=== GIVEN TASK ===
From the first line of the data below through the line holding "5.21, 4.92, 4.47];", output each line exactly and leave the pictures out.

#####

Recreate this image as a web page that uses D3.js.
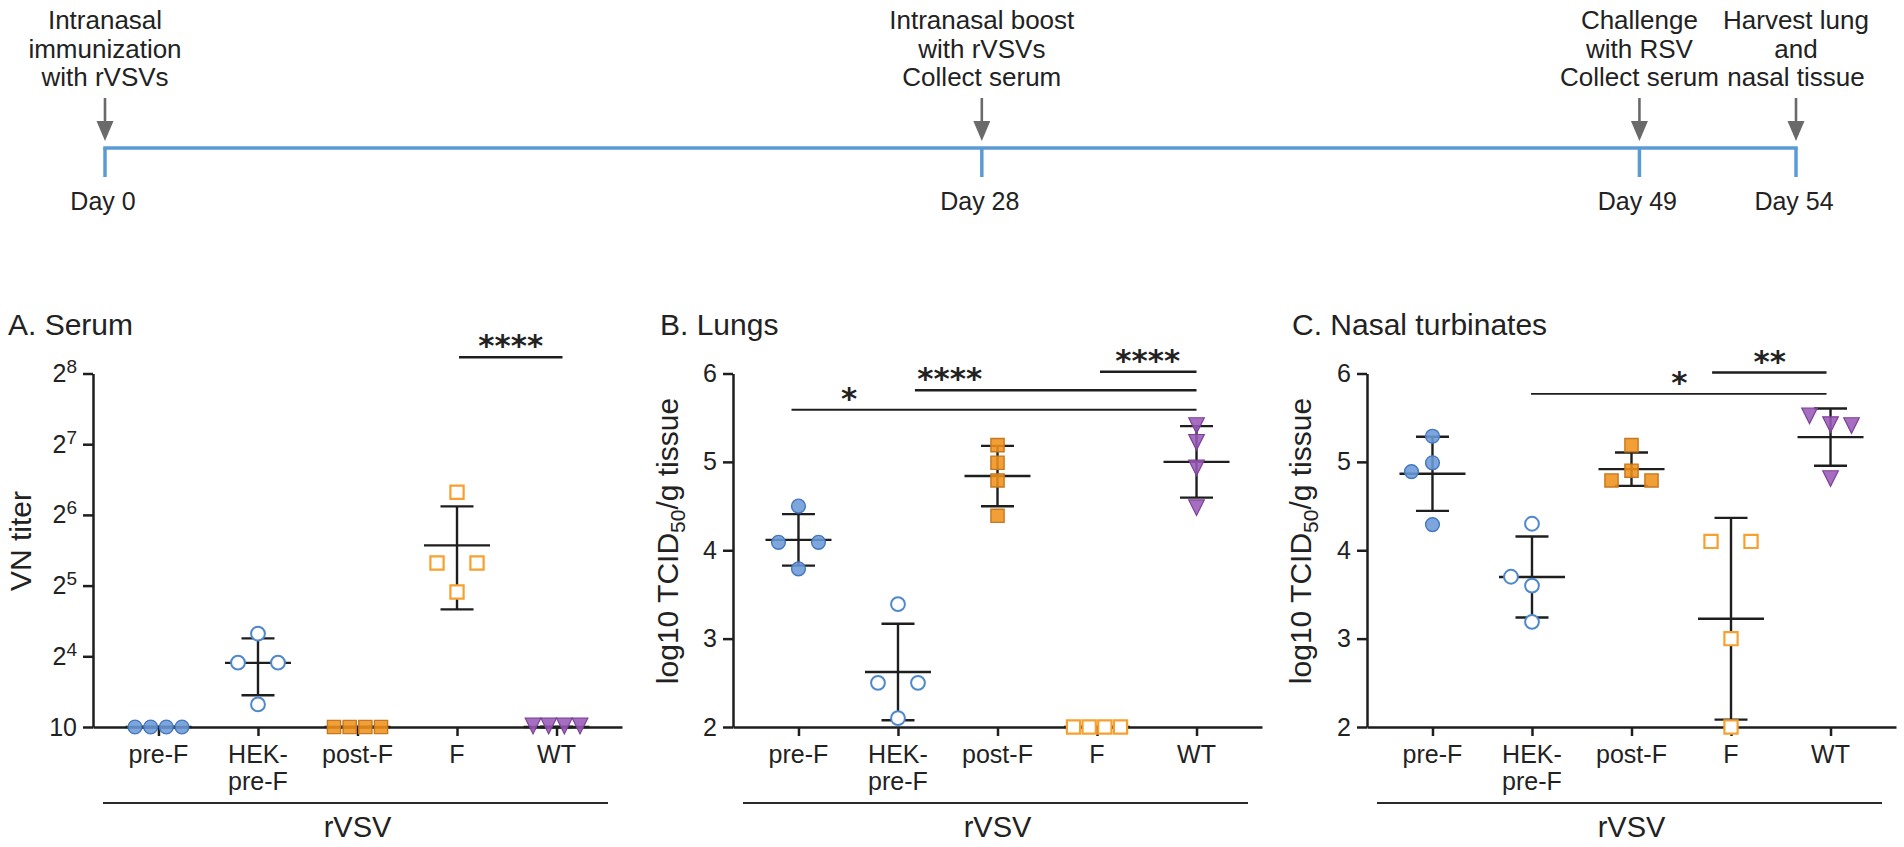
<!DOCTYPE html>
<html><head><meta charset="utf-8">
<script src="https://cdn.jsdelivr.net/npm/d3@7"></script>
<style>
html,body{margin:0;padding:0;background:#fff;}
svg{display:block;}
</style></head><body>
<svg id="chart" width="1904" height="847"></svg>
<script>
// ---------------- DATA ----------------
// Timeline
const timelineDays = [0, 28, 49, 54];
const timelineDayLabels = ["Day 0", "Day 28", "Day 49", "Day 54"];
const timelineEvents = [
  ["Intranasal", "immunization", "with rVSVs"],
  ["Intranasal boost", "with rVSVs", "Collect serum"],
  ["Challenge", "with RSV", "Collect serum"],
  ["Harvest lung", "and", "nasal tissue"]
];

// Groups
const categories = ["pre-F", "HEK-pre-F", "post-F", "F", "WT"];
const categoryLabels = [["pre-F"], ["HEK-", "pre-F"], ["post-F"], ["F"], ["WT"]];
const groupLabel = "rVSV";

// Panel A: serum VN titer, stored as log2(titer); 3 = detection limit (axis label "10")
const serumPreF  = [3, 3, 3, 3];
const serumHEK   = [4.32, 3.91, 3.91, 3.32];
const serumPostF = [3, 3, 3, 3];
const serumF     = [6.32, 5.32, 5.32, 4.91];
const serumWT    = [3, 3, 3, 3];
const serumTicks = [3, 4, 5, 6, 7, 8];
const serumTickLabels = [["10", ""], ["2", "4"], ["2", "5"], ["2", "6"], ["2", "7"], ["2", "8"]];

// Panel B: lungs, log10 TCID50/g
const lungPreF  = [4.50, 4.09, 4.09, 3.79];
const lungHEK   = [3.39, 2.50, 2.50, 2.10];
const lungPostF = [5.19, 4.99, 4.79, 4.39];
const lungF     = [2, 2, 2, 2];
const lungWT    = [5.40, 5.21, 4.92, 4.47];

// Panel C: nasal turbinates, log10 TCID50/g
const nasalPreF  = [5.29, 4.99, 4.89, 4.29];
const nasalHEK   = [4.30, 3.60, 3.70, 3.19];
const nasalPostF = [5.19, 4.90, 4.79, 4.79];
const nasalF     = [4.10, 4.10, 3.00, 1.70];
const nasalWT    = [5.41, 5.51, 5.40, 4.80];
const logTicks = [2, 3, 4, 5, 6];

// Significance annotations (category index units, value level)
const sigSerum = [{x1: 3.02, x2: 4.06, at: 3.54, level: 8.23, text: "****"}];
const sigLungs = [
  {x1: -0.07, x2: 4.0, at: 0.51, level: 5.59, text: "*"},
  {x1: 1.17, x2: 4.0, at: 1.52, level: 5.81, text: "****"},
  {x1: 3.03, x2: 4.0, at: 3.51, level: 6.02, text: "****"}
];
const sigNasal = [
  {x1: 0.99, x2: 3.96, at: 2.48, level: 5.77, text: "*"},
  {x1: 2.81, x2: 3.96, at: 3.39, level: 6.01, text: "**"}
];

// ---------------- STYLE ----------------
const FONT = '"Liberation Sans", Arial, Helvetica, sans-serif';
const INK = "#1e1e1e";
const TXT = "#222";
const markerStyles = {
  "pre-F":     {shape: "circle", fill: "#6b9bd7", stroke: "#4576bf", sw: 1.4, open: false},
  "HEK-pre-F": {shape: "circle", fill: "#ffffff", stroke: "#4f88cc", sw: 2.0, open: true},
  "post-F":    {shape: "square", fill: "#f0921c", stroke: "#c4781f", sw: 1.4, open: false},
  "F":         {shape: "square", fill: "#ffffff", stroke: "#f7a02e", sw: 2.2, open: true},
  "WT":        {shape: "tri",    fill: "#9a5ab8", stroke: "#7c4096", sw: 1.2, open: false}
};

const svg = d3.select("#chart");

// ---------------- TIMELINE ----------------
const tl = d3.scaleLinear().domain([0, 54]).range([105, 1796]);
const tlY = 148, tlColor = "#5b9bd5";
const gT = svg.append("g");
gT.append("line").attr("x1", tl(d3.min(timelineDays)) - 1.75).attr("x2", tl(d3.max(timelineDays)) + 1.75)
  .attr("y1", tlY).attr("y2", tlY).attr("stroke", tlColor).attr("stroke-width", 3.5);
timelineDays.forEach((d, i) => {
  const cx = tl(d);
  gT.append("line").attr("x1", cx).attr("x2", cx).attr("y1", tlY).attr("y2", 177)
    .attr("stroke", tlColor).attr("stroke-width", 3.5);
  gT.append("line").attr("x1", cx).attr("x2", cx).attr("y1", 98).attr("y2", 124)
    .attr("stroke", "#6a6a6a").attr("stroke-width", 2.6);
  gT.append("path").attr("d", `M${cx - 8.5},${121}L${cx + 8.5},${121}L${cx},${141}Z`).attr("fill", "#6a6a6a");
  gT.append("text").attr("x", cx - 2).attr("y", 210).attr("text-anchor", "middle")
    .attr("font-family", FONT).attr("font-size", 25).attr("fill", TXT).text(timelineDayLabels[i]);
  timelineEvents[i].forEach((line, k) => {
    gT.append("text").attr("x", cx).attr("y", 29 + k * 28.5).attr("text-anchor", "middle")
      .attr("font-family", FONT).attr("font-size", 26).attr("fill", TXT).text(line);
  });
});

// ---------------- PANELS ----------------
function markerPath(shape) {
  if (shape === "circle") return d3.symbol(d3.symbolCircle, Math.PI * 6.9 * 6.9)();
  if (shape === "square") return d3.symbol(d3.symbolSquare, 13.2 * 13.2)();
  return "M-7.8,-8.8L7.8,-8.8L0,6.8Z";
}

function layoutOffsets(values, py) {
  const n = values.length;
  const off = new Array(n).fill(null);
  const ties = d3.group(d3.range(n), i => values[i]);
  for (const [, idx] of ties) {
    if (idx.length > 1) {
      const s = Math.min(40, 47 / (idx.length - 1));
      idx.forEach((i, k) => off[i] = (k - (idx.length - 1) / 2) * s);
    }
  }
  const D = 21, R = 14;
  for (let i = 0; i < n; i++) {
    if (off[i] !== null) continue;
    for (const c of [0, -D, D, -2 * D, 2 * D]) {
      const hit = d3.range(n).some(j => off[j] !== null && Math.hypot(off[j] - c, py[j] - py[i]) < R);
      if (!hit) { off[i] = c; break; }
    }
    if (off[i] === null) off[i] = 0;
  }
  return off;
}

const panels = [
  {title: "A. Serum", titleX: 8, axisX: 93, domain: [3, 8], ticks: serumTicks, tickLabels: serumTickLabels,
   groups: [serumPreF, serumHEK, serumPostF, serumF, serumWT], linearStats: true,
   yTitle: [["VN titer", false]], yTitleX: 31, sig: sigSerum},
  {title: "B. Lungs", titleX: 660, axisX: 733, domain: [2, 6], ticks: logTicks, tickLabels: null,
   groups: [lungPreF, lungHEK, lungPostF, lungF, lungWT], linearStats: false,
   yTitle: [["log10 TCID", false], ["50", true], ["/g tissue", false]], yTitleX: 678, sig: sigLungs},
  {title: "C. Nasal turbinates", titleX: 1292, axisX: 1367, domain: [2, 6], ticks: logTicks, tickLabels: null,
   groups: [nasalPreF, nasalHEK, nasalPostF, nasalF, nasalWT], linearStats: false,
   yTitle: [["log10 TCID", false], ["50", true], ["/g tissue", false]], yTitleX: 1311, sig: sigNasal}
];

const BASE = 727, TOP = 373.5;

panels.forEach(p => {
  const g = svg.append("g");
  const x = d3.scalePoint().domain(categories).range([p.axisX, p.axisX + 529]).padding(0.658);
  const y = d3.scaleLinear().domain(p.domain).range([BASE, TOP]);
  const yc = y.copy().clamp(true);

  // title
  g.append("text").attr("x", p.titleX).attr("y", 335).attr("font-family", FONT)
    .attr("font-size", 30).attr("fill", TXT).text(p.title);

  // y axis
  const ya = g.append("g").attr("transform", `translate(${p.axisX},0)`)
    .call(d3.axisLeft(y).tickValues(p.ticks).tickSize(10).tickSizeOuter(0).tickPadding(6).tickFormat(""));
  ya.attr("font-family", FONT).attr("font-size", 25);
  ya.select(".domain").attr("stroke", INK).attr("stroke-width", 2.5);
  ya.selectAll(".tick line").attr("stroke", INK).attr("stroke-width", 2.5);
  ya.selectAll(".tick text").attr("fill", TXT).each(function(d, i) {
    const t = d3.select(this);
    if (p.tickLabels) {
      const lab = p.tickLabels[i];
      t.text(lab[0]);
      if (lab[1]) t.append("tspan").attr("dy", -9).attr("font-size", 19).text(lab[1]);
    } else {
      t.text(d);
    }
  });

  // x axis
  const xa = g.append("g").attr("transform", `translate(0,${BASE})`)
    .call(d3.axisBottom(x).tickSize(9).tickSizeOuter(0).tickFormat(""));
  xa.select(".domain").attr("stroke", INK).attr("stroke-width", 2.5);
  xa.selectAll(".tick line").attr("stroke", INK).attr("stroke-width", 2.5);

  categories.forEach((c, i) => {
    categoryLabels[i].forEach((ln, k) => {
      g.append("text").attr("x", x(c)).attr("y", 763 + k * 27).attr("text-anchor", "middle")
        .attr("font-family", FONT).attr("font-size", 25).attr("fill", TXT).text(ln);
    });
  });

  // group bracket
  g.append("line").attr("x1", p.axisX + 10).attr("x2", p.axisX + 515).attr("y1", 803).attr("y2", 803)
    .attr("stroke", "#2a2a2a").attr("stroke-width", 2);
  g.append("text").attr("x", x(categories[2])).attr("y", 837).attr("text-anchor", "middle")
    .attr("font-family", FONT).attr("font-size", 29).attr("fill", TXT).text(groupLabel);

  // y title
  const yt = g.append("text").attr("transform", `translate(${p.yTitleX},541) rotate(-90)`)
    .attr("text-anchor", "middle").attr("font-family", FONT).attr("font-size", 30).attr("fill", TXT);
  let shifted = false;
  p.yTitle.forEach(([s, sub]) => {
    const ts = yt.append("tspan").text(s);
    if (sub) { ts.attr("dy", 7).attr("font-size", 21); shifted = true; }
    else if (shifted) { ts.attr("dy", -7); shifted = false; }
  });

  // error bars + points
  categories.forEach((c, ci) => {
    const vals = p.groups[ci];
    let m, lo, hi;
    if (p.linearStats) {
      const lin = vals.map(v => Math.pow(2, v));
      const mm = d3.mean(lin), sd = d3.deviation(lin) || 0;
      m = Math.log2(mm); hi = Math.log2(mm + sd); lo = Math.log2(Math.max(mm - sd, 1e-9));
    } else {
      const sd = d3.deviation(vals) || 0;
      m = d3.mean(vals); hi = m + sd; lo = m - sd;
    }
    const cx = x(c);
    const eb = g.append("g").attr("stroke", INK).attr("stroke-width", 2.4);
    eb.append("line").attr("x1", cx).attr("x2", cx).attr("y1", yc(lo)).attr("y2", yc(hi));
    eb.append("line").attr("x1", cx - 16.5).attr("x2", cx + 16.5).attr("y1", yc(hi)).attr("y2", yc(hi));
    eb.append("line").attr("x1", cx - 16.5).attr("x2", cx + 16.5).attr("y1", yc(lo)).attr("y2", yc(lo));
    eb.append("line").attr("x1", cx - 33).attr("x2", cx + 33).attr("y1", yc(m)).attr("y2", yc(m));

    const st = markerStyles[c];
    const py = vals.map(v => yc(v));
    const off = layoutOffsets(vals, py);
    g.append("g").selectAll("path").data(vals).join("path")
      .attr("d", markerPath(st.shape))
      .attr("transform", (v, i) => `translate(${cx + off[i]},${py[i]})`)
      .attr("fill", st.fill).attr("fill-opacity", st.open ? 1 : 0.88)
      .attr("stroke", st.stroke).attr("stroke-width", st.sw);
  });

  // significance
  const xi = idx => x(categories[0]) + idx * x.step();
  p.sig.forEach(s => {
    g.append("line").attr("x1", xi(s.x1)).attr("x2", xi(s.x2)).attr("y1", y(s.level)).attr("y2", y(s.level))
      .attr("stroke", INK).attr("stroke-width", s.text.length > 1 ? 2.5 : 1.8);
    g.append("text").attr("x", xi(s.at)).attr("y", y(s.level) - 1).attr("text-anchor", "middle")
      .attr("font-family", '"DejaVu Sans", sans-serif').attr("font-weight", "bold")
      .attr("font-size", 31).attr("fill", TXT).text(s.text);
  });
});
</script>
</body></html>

#####

=== RESPONSE TO THIS TASK ===
Recreate this image as a web page that uses D3.js.
<!DOCTYPE html>
<html><head><meta charset="utf-8">
<script src="https://cdn.jsdelivr.net/npm/d3@7"></script>
<style>
html,body{margin:0;padding:0;background:#fff;}
svg{display:block;}
</style></head><body>
<svg id="chart" width="1904" height="847"></svg>
<script>
// ---------------- DATA ----------------
// Timeline
const timelineDays = [0, 28, 49, 54];
const timelineDayLabels = ["Day 0", "Day 28", "Day 49", "Day 54"];
const timelineEvents = [
  ["Intranasal", "immunization", "with rVSVs"],
  ["Intranasal boost", "with rVSVs", "Collect serum"],
  ["Challenge", "with RSV", "Collect serum"],
  ["Harvest lung", "and", "nasal tissue"]
];

// Groups
const categories = ["pre-F", "HEK-pre-F", "post-F", "F", "WT"];
const categoryLabels = [["pre-F"], ["HEK-", "pre-F"], ["post-F"], ["F"], ["WT"]];
const groupLabel = "rVSV";

// Panel A: serum VN titer, stored as log2(titer); 3 = detection limit (axis label "10")
const serumPreF  = [3, 3, 3, 3];
const serumHEK   = [4.32, 3.91, 3.91, 3.32];
const serumPostF = [3, 3, 3, 3];
const serumF     = [6.32, 5.32, 5.32, 4.91];
const serumWT    = [3, 3, 3, 3];
const serumTicks = [3, 4, 5, 6, 7, 8];
const serumTickLabels = [["10", ""], ["2", "4"], ["2", "5"], ["2", "6"], ["2", "7"], ["2", "8"]];

// Panel B: lungs, log10 TCID50/g
const lungPreF  = [4.50, 4.09, 4.09, 3.79];
const lungHEK   = [3.39, 2.50, 2.50, 2.10];
const lungPostF = [5.19, 4.99, 4.79, 4.39];
const lungF     = [2, 2, 2, 2];
const lungWT    = [5.40, 5.21, 4.92, 4.47];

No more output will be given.